**Exercise aim:**
Using the listing below, report all lines holding the word "matplotlib".

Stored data
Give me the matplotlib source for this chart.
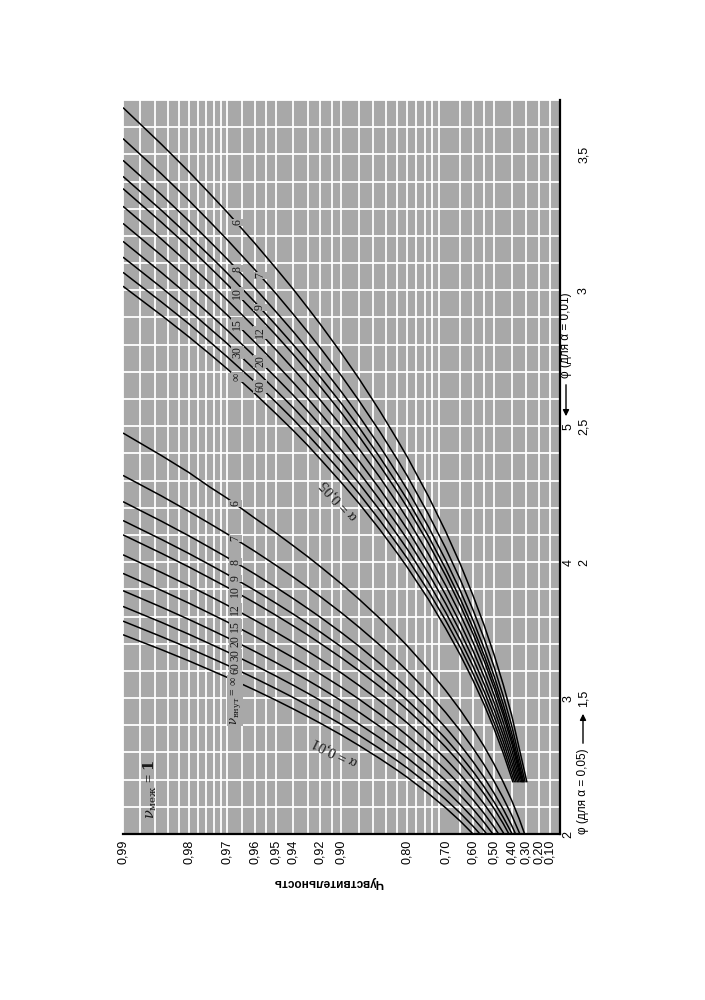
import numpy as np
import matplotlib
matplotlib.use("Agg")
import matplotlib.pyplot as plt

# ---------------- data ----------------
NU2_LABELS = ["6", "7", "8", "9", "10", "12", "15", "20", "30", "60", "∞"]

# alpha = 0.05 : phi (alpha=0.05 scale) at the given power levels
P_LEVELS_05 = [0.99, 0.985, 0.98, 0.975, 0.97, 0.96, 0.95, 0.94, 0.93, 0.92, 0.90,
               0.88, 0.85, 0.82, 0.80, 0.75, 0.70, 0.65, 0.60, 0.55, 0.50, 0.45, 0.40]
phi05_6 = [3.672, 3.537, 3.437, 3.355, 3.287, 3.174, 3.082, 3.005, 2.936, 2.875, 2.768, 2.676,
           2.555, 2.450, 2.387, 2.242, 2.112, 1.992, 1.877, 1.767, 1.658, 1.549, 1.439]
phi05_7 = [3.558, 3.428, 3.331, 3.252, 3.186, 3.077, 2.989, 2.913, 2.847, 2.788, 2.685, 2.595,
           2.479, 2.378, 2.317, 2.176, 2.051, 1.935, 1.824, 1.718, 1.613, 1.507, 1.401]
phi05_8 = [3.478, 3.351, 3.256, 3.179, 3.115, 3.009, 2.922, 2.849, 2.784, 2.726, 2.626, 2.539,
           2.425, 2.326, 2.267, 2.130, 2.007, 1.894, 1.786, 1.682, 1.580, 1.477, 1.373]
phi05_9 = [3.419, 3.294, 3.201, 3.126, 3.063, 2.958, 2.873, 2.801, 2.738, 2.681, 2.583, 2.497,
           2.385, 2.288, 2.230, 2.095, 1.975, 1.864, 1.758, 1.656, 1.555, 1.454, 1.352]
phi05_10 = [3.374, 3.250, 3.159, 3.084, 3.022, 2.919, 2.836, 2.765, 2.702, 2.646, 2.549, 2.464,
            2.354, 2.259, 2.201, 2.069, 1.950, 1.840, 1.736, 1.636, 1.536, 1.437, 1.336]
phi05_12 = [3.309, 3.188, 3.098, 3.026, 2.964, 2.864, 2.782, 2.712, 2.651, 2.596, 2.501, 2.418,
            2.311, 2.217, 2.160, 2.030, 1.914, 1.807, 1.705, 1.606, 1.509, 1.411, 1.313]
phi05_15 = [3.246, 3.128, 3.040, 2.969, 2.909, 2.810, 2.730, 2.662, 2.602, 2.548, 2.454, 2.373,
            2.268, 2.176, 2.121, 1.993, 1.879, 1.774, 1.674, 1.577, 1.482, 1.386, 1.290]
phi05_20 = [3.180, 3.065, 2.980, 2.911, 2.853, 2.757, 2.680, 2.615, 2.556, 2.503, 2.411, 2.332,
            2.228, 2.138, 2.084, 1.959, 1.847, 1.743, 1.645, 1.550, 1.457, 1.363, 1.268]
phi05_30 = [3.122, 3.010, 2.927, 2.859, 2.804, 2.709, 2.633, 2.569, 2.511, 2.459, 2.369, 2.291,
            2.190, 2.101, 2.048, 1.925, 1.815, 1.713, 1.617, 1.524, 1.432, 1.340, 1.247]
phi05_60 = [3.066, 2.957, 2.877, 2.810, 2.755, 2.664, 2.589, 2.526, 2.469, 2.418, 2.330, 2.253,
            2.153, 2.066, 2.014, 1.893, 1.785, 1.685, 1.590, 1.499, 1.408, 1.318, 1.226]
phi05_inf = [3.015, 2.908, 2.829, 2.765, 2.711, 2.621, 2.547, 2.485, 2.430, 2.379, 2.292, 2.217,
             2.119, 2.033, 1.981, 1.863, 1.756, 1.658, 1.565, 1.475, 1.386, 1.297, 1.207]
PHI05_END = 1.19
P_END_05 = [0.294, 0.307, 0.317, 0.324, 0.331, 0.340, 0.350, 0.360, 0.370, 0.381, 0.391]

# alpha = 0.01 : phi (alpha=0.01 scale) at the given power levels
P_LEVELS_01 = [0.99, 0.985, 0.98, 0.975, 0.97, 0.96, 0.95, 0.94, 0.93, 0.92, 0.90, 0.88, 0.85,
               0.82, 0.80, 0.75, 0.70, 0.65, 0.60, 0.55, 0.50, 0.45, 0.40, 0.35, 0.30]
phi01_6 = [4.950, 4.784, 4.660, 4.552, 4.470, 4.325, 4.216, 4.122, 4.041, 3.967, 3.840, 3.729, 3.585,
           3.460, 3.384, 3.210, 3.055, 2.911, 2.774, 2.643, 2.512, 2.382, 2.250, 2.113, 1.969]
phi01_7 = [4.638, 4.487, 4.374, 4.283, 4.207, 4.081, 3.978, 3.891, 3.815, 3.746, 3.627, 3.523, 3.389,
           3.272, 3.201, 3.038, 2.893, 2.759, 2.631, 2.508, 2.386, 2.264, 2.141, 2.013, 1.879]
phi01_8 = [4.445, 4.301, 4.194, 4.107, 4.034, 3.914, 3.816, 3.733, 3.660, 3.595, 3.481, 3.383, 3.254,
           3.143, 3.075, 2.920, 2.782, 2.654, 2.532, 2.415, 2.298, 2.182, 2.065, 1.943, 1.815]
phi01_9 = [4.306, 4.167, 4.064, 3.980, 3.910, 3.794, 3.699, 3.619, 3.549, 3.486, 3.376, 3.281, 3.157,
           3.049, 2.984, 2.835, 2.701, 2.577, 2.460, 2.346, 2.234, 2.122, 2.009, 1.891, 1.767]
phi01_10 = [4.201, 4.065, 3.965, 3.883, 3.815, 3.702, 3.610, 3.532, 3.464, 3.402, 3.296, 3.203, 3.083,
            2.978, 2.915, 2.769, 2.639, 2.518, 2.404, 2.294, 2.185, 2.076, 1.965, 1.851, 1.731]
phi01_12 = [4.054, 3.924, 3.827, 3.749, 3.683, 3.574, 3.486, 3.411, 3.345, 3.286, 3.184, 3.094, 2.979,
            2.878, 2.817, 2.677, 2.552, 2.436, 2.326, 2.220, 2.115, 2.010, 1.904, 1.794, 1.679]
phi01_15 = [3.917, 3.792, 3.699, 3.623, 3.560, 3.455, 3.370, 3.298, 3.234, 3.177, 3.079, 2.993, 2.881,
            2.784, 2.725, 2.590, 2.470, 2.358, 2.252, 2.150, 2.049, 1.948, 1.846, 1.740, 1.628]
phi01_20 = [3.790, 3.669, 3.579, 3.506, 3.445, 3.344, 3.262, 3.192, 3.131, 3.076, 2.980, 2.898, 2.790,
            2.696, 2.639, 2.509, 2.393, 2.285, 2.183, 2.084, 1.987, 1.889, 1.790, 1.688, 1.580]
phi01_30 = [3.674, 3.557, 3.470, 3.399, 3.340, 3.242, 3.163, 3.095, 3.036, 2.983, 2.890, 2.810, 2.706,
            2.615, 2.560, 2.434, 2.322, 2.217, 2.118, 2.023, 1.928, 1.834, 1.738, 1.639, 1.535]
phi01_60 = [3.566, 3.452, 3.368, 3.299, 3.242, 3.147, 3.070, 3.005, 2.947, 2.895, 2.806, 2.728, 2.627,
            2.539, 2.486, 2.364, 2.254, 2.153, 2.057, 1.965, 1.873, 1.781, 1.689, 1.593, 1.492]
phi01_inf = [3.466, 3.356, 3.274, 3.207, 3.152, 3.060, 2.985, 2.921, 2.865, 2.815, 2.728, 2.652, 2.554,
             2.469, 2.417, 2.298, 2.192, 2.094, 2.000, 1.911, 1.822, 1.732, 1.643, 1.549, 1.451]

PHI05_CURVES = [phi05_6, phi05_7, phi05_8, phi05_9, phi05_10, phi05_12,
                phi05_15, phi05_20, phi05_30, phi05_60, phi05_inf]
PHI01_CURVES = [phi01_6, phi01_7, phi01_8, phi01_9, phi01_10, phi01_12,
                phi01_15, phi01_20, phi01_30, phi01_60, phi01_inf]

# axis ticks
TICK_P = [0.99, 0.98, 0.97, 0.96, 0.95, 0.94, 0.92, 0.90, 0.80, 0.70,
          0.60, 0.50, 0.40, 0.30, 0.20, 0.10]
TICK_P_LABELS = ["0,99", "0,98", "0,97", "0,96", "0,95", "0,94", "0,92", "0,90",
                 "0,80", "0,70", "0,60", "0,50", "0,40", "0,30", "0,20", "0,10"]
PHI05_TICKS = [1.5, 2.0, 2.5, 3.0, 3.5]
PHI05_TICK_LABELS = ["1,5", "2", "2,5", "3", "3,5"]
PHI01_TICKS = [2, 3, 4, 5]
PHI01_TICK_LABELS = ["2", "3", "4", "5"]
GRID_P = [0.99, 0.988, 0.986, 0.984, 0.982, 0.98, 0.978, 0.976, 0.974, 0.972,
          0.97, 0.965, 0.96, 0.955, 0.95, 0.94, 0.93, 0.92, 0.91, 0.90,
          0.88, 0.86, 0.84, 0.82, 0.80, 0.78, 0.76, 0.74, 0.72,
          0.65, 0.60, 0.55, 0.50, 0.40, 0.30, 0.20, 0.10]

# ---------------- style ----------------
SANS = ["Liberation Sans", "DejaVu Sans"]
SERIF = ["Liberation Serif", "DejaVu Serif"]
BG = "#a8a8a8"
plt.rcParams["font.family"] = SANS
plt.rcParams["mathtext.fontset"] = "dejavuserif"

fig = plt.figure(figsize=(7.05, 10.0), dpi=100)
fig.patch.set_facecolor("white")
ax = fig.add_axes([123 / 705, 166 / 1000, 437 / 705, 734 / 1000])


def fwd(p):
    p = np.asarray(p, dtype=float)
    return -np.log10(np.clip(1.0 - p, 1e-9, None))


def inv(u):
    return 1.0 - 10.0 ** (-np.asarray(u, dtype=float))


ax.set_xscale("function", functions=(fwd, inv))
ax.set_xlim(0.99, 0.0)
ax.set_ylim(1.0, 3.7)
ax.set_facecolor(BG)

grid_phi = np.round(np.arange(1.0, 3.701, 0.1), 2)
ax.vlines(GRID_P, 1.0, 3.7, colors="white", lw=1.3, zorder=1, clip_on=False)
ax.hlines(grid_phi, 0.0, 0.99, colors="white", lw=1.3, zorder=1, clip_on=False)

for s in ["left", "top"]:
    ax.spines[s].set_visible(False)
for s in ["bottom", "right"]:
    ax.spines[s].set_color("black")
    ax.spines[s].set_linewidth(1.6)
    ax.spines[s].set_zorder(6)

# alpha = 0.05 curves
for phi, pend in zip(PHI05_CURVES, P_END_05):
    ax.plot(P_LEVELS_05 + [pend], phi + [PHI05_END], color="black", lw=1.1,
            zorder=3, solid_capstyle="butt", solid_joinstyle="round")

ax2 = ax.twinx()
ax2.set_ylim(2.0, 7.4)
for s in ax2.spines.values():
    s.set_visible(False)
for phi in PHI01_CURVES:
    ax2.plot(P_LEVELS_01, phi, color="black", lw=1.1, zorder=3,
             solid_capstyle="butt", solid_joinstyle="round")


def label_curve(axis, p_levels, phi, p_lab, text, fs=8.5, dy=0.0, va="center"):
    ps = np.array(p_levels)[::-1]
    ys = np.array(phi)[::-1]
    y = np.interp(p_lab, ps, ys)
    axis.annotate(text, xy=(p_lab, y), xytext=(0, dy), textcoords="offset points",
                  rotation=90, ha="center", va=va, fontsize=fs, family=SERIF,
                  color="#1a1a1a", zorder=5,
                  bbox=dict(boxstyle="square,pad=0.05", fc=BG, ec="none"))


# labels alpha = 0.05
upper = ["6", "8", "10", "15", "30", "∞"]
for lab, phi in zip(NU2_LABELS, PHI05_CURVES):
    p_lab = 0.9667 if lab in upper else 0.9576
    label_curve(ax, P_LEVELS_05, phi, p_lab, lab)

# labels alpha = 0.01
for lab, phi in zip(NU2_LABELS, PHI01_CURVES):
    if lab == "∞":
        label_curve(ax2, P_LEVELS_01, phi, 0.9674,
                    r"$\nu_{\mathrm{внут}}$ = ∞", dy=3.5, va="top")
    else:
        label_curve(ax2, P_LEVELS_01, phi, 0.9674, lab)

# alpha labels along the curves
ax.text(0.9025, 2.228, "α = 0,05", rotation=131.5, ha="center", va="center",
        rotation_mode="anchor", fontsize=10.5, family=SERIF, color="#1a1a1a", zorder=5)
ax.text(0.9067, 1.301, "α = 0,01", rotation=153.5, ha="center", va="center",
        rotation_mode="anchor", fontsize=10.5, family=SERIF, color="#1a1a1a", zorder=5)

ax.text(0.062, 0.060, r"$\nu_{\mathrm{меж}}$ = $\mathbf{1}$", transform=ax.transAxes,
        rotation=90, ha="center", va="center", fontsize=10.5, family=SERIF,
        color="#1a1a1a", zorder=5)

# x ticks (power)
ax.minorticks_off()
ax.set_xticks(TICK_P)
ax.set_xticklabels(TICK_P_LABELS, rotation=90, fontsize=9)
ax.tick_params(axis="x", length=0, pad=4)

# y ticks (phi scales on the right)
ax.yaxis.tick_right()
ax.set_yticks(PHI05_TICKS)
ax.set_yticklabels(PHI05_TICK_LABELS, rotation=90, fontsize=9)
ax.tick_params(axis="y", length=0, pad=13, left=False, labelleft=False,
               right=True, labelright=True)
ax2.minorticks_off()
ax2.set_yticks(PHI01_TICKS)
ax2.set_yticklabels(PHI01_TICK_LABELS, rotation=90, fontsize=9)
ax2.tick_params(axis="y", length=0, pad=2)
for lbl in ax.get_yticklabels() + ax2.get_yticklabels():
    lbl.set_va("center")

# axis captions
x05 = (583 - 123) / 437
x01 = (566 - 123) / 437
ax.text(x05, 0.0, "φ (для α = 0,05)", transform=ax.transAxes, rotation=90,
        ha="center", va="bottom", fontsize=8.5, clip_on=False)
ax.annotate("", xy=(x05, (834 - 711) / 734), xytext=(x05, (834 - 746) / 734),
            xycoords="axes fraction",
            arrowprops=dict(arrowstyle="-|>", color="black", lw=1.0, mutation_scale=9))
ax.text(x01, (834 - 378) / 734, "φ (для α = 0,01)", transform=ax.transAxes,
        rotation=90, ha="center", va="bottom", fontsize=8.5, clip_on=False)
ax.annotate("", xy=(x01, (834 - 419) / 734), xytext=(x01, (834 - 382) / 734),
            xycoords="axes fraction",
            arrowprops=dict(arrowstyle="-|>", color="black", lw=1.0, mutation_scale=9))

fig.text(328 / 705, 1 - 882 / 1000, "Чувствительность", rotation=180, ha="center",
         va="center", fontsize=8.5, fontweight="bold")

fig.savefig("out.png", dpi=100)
---
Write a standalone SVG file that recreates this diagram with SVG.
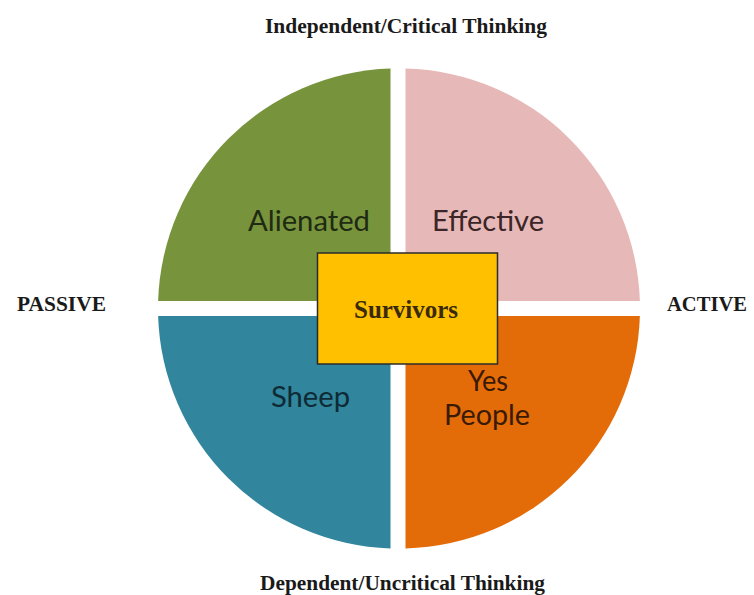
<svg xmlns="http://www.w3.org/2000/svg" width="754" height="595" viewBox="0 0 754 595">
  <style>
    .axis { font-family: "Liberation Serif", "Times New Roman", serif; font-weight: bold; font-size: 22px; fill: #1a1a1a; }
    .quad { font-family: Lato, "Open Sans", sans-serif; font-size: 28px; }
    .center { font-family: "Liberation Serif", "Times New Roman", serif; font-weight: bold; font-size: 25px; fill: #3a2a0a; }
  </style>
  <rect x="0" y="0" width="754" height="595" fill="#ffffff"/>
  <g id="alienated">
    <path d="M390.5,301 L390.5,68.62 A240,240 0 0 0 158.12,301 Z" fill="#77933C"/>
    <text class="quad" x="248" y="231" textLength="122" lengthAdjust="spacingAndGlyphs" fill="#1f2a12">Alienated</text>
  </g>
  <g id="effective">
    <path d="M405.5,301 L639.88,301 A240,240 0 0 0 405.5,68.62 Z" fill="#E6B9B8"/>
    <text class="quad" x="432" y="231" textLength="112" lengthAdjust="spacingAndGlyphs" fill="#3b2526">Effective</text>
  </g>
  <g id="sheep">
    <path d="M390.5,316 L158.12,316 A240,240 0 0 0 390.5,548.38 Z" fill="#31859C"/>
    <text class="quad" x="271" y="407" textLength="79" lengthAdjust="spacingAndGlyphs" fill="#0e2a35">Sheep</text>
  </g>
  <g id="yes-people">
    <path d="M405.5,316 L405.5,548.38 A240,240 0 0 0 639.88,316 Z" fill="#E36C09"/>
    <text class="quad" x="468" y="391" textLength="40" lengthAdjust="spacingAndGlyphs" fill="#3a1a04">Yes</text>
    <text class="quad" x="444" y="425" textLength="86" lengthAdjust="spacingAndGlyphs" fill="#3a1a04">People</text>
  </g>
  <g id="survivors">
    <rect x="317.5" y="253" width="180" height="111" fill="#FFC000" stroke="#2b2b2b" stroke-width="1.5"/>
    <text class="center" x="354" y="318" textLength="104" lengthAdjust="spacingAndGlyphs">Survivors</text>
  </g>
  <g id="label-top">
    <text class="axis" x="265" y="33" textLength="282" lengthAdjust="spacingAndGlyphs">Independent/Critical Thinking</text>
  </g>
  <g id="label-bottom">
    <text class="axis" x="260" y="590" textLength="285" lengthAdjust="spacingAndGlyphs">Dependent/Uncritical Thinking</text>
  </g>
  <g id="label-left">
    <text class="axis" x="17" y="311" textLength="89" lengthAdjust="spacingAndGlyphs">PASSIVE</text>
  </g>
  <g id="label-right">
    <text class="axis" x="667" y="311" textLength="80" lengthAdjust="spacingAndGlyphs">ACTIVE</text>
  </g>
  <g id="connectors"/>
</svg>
==
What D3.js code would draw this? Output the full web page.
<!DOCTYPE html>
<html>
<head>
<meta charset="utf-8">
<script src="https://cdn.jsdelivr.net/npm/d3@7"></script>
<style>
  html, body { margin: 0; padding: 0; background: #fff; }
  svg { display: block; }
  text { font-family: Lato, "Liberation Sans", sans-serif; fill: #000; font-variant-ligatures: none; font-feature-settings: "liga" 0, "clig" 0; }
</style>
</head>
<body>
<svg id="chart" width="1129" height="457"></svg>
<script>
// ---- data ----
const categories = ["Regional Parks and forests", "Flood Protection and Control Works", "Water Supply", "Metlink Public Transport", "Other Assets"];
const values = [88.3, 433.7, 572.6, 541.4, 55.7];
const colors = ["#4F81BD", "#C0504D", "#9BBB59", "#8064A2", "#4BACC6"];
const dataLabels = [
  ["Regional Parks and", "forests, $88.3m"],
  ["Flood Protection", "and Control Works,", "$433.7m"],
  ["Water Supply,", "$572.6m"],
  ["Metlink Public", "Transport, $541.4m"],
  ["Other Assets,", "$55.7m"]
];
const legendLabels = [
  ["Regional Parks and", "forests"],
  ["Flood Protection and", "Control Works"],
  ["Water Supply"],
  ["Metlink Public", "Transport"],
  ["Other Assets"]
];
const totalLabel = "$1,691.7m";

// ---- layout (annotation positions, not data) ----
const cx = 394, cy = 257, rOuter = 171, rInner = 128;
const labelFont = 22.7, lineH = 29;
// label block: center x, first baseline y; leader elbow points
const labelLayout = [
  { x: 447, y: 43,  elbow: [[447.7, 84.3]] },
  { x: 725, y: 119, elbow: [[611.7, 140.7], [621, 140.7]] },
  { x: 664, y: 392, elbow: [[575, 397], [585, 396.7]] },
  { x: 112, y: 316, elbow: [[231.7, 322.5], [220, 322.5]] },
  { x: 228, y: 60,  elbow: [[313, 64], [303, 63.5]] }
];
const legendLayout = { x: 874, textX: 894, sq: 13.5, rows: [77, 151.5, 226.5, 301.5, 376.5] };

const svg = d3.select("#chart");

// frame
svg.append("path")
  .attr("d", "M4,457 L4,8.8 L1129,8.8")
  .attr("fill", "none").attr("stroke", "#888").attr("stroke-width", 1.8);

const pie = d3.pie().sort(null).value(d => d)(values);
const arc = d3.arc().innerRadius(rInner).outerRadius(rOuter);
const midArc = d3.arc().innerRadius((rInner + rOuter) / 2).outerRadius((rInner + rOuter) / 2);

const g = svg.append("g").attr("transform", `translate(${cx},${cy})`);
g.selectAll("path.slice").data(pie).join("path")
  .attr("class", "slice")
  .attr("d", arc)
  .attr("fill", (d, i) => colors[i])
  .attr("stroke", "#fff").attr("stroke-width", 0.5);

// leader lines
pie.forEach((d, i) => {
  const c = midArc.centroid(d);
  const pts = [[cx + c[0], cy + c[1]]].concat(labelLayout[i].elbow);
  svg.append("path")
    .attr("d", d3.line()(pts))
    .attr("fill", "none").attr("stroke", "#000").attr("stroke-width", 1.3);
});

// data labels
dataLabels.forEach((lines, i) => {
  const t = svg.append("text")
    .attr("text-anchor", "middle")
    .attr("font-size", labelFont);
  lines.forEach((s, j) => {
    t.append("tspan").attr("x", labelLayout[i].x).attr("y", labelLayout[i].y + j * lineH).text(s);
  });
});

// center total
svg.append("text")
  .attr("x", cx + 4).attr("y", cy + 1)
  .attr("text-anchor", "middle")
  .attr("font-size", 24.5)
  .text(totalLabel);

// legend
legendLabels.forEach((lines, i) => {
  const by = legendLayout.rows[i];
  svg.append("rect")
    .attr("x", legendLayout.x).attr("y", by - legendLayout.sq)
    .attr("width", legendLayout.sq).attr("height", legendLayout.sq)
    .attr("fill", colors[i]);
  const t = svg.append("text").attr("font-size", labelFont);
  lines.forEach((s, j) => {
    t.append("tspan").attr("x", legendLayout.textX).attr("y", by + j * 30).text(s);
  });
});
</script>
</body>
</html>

**Problem solution:**
Give me the matplotlib source for this chart.
import matplotlib
matplotlib.use("Agg")
import matplotlib.pyplot as plt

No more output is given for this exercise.